Rather than carving through the terrain to accommodate the home, Casa Santo Antonio adapts to its sloped site with a layered design. The home is located in the Sierra de Mantiqueira region of Brazil. It responds to the steep plot by dividing into three stages. The upper level sits below an oversized roof and houses the main living areas. Its glazed facade opens to transform the space into an open-air pavilion. A walkway leads down the hill to the private bedrooms. A U-shaped design creates a central courtyard between the two structures. Both units are situated to take advantage of the property’s dual scenery, the forest on one side and the expansive mountainscape of the other.
Sitting on the property of the Tereza chalet in the Czech Republic, the Cerna Voda Mountain Lodge houses some very lucky guests. The simple gabled form is clad in a mixture of blackened aluminum and matching timber siding, a stark contrast to the snow-covered surroundings of the Krkonoše mountains. Although it’s dark and brooding on the outside, the interior is a warm retreat. Walls, floors, and ceilings are lined with golden wood planks providing a minimalist cabin atmosphere. Contemporary fixtures and geometric tiles emphasize the modern tone. Large panels of glazing afford views of the neighboring peaks while an exterior steel terrace overlooks the Malá Úpa river below.
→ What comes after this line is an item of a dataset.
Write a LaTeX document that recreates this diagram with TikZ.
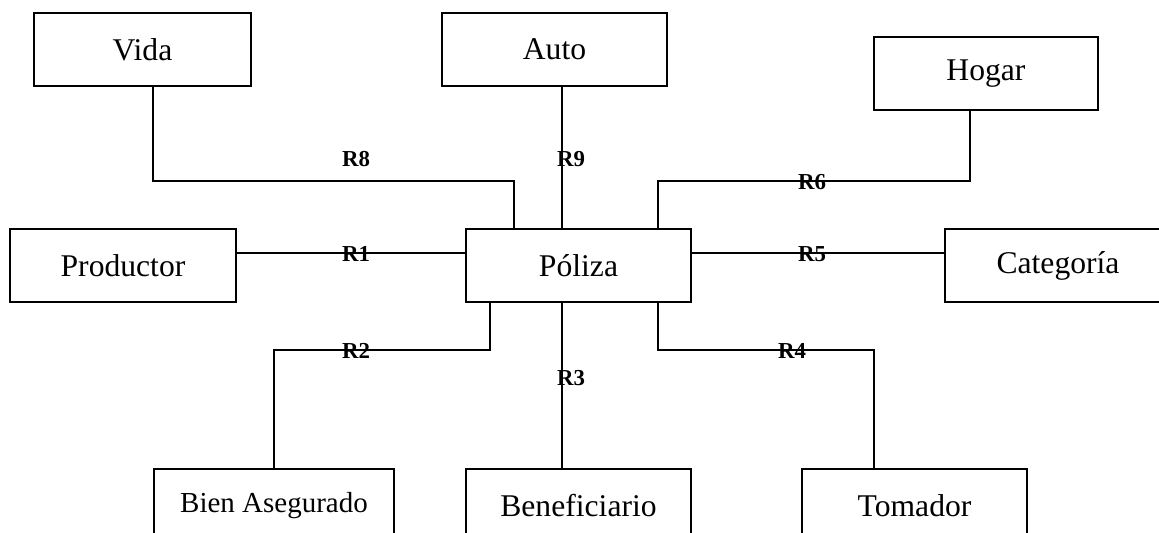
\documentclass[tikz,border=0pt]{standalone}
\usepackage{fontspec}
\setmainfont{Liberation Serif}
\usetikzlibrary{calc}
\tikzset{
  ent/.style={draw,line width=0.9pt,minimum height=1.46cm,minimum width=#1,inner sep=0pt,
    font=\fontsize{18}{21}\selectfont},
  ent/.default=4.5cm,
  rel/.style={line width=1.1pt},
  rlab/.style={font=\fontsize{13}{15}\selectfont\bfseries,inner sep=1pt},
}

\begin{document}
\begin{tikzpicture}[x=0.02cm,y=-0.02cm]
  \useasboundingbox (0,0) rectangle (1159,533);
  \clip (0,0) rectangle (1159,533);
  % entidades
  \node[ent=4.34cm] (vida) at (142.5,49.5) {Vida};
  \node[ent] (auto) at (554.5,49.5) {Auto};
  \node[ent=4.48cm] (hogar) at (986,73.5) {Hogar};
  \node[ent=4.52cm] (productor) at (123,265.5) {Productor};
  \node[ent] (poliza) at (578.5,265.5) {Póliza};
  \node[ent=4.52cm] (categoria) at (1058,265.5) {Categoría};
  \node[ent=4.8cm,font=\fontsize{16.5}{19}\selectfont] (bien) at (274,505.5) {Bien Asegurado};
  \node[ent] (benef) at (578.5,505.5) {Beneficiario};
  \node[ent] (tomador) at (914.5,505.5) {Tomador};
  % relaciones
  \coordinate (top) at (0,181);
  \coordinate (bot) at (0,350);
  \coordinate (v8) at ($(vida.south)+(10.5,0)$);
  \coordinate (p8) at ($(poliza.north)+(-64.5,0)$);
  \coordinate (p9) at ($(poliza.north)+(-16.5,0)$);
  \coordinate (h6) at ($(hogar.south)+(-16,0)$);
  \coordinate (p6) at ($(poliza.north)+(79.5,0)$);
  \coordinate (m1) at ($(poliza.west)+(0,-12.5)$);
  \coordinate (m5) at ($(poliza.east)+(0,-12.5)$);
  \coordinate (p2) at ($(poliza.south)+(-88.5,0)$);
  \coordinate (p3) at ($(poliza.south)+(-16.5,0)$);
  \coordinate (p4) at ($(poliza.south)+(79.5,0)$);
  \coordinate (t4) at ($(tomador.north)+(-40.5,0)$);
  \draw[rel] (v8) -- (v8 |- top) -- (p8 |- top) -- (p8);
  \draw[rel] (p9 |- auto.south) -- (p9);
  \draw[rel] (h6) -- (h6 |- top) -- (p6 |- top) -- (p6);
  \draw[rel] (m1 -| productor.east) -- (m1);
  \draw[rel] (m5) -- (m5 -| categoria.west);
  \draw[rel] (p2) -- (p2 |- bot) -- (bien.north |- bot) -- (bien.north);
  \draw[rel] (p3) -- (p3 |- benef.north);
  \draw[rel] (p4) -- (p4 |- bot) -- (t4 |- bot) -- (t4);
  % etiquetas
  \node[rlab] (r8) at (356,159) {R8};
  \node[rlab] (r9) at (571,159) {R9};
  \node[rlab] (r6) at (812,182) {R6};
  \node[rlab] (r1) at (356,254) {R1};
  \node[rlab] (r5) at (812,254) {R5};
  \node[rlab] (r2) at (356,351) {R2};
  \node[rlab] (r3) at (571,378) {R3};
  \node[rlab] (r4) at (792,351) {R4};
\end{tikzpicture}
\end{document}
Situated between the mountains and the sea, Casa G complements Iceland’s impressive landscape with its own dramatic design. The main structure is comprised of a rectangular form made of concrete and glass. A curved wooden wall appears to be propped up against the remainder of the house, giving it an asymmetrical shape. Its interior mimics the surrounding volcanic ash with slate-colored stone floors and cabinetry. A matching Icelandic bluestone staircase leads to the upper floor that looks out over the two-story living area below. Walls of glazing to the north and south maximize views of the rugged scenery to both levels.
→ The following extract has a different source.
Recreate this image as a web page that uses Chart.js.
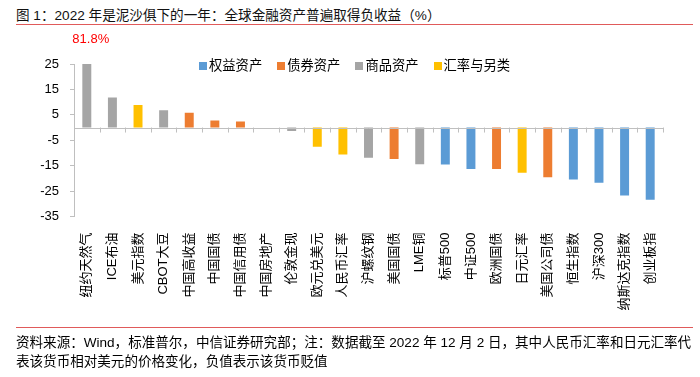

Scan across the rocky coastline and you might miss the SJAIII House. The home is almost entirely embedded into the San Juan de Alim, Mexico landscape. Hanging vines and native vegetation cascade over the front elevation, making the exterior become a part of the scenery. Its interior is wrapped in rich woods, a warm contrast to the hillside’s exposed stone. Retractable walls turn the inside into an open-air pavilion with extensive views over the Pacific Ocean. The living spaces now spill out onto an outdoor terrace covered by the oversized roof. A stone walkway leads down to a swimming pool. Like the rest of the residence, the water feature is integrated into the natural environment using the existing rock formations as a basin.
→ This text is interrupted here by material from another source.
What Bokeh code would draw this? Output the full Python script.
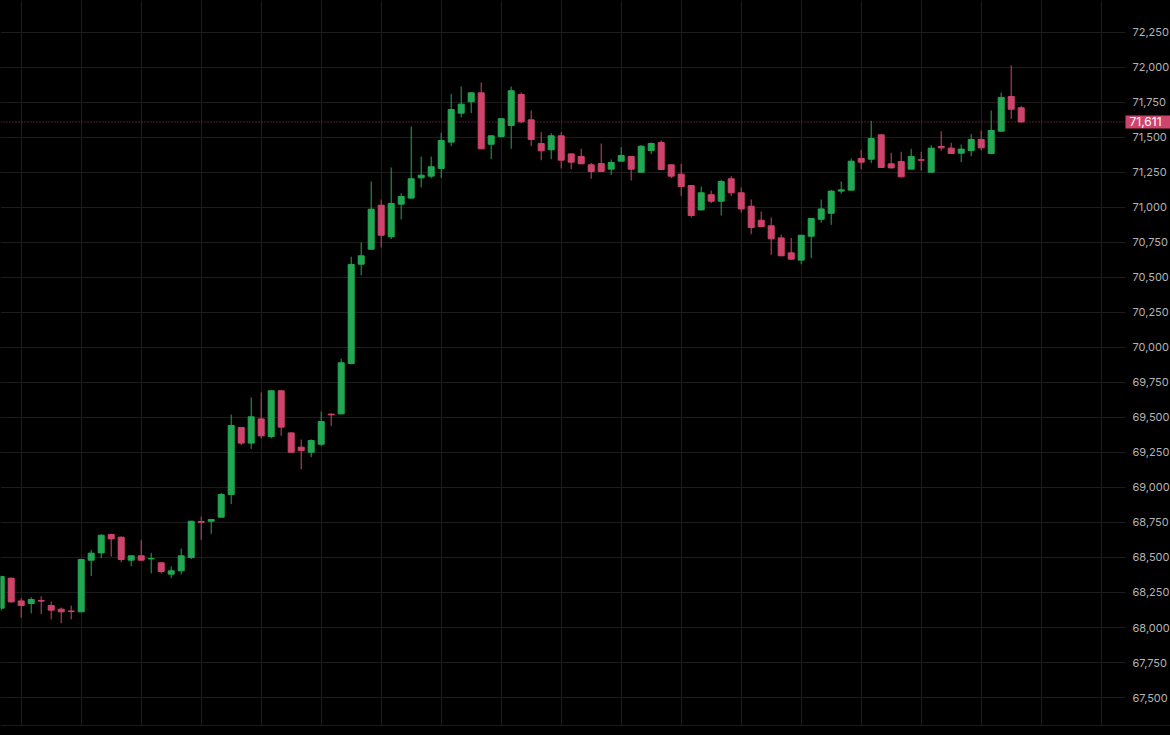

Nestled in a Chilean forest, the Shangri-la Cabin takes direction from its century-old neighbors. The shelter is clad in pine and charred like the remnants of volcanic ash while the interior is lined with timber planks made from the property’s fallen trees. It sits on a concrete platform and rises vertically like the surrounding saplings seeking the light. The warmth of the wood interior provides refuge from the often harsh climate offering a sitting room, kitchenette, and sleeping loft arranged around a wood-burning stove and north-facing glazing highlights the towering canopies. This particular cabin is just the first in a series that will eventually occupy the wooded landscape.